Gradient checking is an alternate method of getting gradients through numerical approximation techniques. The idea is, consider the cost function is a curve and is a function of your weights $\theta$. The objective is to compute the gradient of the curve at different locations. This numerical approximation method computes the gradient by treating infinitesimally small segments as a straight line and compute the slope of such segments as an approximation for the gradient.

Thus:

$$gradApprox \; = \; \frac{J(\theta + \epsilon) - J(\theta - \epsilon)}{2\epsilon}$$

#### Random initialization¶

In logistic regression and linear regression, we initialized the weights to 0 and were able to compute the cost and gradients and finally arrive at the best result. However, this is not possible with neural networks. When weights are all 0 (or a constant), then each neuron is essentially identical to the rest. Thus, we need to break this symmetry by initializing the weights randomly.
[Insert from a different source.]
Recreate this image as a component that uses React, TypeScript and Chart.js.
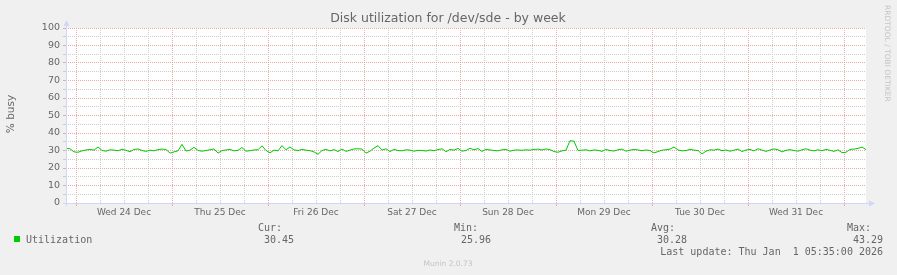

In practice, a lower and upper bound (denoted as $[-\epsilon_{init}, \epsilon_{init}]$) is chosen and weights are assigned randomly between these values. A rule of thumb for calculating the limits is to base it on the number of units in the network as:

$$\epsilon_{init} = \frac{\sqrt{6}}{\sqrt{L_{in} + L_{out}}}$$

where - $L_{in} = s_{l}$ and $L_{out} = s_{l+1}$ which are the number of units in the current and next layer.

### Network architecture choices¶

Architecture choices refer to number of hidden layers and number of nodes / neurons in each layer etc. In general, the number of nodes in input layer depend on number of parameters (or pixels in an image) and the number nodes in output layer depend on number of classes.

As to the hidden layers, having 1 hidden layer is pretty common, the next common is if you are having multiple hidden layers, then the number of nodes in each hidden layer is maintained the same. By and large, the more hidden units / nodes in each layer, the better it is.

The number of nodes in hidden layers is comparable or (slightly more than) to number of units in input layer.